Rows from a dataset of charts and code:
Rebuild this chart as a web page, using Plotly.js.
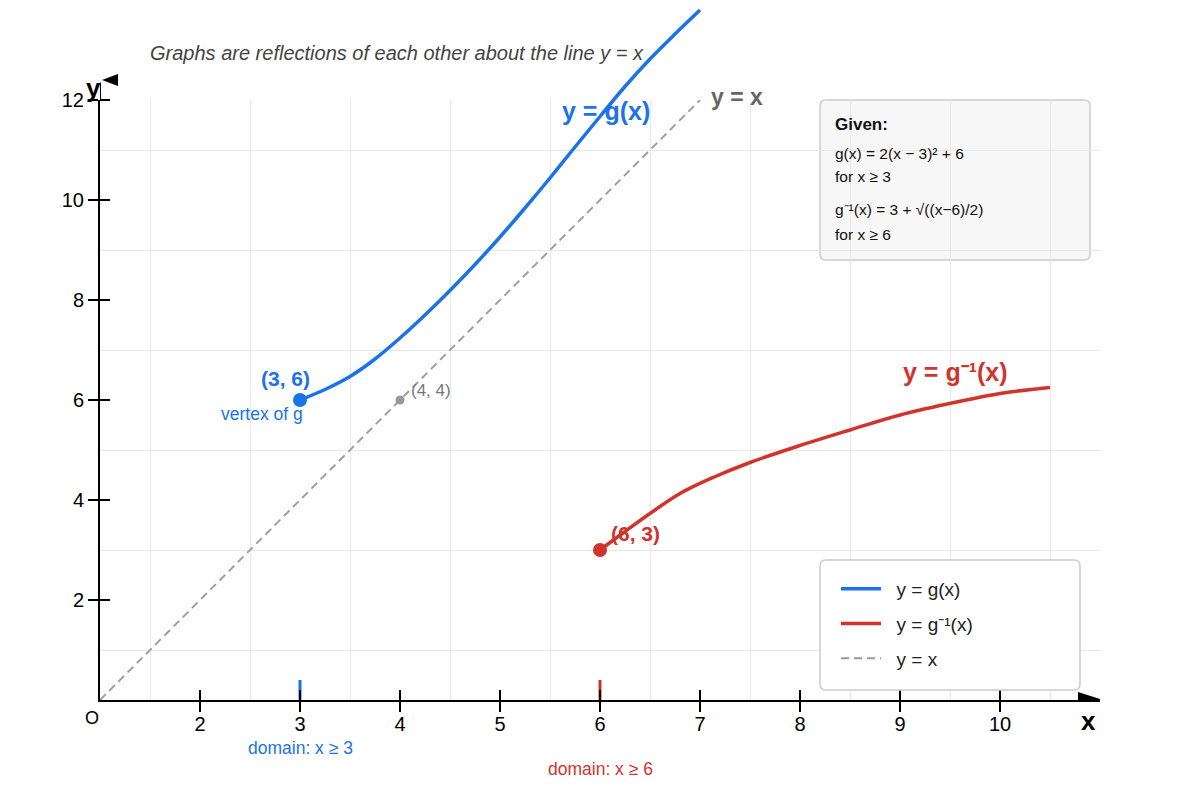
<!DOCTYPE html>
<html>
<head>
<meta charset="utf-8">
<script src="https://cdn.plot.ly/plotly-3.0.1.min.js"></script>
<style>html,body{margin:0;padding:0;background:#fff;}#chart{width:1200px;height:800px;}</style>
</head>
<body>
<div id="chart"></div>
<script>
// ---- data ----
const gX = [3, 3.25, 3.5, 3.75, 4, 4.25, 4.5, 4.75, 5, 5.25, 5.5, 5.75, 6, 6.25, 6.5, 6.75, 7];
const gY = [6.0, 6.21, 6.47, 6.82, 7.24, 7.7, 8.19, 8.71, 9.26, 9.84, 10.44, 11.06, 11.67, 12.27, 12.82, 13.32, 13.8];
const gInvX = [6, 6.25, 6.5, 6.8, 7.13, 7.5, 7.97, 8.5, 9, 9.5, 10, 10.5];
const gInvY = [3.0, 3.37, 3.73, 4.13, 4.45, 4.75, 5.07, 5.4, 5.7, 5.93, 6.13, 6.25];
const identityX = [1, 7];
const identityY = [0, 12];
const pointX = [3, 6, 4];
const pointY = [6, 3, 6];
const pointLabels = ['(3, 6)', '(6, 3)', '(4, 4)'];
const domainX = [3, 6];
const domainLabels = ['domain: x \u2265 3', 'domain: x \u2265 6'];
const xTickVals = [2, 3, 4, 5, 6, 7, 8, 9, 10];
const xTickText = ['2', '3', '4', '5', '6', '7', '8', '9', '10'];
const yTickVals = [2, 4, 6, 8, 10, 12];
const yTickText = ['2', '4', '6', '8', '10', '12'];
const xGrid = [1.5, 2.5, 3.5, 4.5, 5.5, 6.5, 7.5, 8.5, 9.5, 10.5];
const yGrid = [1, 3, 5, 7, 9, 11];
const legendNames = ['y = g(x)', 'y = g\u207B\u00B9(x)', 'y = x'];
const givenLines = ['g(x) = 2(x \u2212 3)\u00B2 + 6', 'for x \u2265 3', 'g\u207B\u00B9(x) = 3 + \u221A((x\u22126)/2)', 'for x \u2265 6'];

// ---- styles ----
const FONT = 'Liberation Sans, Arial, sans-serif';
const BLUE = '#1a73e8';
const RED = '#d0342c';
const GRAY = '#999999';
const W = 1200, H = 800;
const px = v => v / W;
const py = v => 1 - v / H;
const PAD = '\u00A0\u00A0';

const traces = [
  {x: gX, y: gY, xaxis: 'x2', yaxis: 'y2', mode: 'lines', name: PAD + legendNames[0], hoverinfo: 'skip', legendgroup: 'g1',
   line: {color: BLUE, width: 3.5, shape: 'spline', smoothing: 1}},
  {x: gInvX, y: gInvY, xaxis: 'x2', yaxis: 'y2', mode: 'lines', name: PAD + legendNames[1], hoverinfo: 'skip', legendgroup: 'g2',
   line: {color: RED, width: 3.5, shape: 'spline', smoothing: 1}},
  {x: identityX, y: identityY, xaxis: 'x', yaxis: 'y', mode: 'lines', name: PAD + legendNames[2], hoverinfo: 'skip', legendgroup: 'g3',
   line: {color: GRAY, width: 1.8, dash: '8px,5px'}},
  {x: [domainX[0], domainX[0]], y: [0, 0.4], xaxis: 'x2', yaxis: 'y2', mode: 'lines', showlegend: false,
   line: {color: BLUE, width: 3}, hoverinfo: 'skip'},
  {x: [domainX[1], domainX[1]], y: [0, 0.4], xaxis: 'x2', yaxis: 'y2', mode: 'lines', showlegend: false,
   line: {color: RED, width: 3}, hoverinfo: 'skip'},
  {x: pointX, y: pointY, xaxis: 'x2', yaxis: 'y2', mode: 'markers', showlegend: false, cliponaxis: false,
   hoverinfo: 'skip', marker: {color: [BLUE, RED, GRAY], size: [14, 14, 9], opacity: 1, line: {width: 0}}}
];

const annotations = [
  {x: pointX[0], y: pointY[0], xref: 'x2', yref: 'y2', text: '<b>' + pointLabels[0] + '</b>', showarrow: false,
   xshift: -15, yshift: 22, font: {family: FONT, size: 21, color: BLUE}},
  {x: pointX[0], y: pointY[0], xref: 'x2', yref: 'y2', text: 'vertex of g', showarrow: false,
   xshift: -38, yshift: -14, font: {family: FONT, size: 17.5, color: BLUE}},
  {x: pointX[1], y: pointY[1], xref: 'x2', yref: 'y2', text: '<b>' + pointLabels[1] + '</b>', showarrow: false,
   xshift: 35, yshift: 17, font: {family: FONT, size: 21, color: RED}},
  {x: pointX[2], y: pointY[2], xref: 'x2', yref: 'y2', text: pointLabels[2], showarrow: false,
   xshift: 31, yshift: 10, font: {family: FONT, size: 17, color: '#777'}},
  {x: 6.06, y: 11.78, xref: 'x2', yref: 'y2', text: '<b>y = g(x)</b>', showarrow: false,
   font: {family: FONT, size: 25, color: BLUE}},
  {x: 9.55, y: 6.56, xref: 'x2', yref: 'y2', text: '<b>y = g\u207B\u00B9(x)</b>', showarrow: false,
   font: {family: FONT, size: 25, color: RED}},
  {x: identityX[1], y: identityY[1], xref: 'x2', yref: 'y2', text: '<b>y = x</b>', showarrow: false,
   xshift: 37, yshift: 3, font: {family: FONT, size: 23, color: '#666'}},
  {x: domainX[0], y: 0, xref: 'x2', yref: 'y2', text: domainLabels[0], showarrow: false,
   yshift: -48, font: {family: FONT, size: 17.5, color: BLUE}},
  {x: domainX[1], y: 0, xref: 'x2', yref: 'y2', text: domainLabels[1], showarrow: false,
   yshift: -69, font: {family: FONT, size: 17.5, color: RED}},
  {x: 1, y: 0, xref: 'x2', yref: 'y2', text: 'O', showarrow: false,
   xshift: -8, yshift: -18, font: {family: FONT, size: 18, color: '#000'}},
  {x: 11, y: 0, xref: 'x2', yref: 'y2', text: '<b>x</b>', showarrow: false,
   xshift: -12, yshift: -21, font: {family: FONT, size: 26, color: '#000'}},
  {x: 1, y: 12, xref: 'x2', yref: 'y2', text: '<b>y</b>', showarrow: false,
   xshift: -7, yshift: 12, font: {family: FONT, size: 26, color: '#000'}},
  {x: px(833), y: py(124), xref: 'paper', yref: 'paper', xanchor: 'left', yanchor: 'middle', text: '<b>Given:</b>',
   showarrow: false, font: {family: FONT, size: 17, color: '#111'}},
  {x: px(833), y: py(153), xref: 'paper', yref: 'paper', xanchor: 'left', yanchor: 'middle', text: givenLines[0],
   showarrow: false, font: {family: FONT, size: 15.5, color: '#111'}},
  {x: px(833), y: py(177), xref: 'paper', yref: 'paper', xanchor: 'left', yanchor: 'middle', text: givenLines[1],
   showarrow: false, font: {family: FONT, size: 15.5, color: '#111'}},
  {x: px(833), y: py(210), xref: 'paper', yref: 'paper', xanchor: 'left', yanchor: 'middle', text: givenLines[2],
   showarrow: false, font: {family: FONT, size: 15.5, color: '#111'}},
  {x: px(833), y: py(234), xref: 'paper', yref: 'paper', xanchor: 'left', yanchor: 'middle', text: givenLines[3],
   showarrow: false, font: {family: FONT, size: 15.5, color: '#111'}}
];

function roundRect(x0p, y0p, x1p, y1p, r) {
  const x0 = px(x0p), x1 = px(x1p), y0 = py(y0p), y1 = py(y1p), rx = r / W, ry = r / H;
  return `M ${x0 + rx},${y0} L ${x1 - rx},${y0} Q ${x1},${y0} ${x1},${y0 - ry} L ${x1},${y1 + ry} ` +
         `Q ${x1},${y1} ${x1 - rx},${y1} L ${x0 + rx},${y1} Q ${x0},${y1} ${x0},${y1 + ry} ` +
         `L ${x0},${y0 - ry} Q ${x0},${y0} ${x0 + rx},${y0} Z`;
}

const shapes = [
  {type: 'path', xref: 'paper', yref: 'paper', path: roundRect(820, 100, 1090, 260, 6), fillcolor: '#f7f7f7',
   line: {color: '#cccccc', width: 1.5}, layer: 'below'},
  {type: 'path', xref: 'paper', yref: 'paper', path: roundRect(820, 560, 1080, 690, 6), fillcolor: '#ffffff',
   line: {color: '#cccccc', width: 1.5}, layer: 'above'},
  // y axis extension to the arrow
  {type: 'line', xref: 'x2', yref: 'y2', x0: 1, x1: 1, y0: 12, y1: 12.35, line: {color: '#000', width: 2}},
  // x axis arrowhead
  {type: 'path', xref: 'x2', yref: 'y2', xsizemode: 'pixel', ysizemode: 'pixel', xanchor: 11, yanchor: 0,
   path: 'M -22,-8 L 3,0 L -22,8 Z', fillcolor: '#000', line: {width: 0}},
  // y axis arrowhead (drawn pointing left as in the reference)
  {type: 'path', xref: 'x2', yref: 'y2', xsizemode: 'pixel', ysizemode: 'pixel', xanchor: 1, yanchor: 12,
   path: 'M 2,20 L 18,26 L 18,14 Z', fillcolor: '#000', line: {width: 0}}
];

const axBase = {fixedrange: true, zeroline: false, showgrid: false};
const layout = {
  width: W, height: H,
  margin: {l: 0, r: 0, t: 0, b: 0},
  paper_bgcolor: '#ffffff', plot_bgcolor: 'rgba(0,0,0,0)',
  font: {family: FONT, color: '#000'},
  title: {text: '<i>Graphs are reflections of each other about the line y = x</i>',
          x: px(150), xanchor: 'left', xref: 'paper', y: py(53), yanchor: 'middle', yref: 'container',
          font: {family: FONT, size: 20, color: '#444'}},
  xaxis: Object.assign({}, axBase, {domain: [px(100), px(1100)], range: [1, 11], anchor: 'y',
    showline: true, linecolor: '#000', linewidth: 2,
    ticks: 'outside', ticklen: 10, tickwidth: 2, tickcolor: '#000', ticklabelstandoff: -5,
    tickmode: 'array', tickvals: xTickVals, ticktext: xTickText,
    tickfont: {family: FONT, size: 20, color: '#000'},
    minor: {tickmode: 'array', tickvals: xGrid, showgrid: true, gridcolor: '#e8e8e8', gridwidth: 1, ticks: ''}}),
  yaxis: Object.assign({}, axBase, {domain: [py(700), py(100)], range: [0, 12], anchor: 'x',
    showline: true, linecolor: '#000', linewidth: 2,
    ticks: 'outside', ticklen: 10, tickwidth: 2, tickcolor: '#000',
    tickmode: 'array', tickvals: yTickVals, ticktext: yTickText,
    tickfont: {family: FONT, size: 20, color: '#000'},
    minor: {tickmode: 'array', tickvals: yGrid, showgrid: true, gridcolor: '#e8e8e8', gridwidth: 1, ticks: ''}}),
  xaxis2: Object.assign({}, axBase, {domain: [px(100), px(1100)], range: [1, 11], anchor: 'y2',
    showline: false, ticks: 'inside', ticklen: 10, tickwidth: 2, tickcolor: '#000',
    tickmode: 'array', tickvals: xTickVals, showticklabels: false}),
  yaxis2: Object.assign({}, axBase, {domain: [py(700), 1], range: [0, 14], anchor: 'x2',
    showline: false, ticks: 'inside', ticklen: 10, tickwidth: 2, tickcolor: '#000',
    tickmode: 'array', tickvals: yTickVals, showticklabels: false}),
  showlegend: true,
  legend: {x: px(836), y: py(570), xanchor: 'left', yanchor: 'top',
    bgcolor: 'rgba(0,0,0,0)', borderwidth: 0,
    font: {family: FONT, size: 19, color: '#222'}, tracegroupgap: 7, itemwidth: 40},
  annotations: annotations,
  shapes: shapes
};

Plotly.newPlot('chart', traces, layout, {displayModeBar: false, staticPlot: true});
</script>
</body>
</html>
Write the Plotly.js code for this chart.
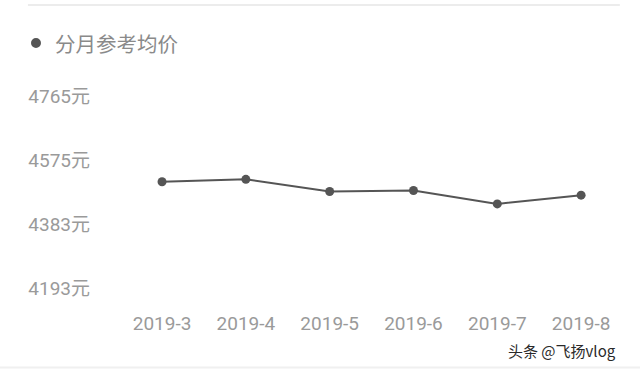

#### GOAL:
Make a list of all lines in the data that contain "this".

#### FULL RESPONSE:
Rebuild this chart as a web page, using Plotly.js.
Write the Plotly.js code for this chart.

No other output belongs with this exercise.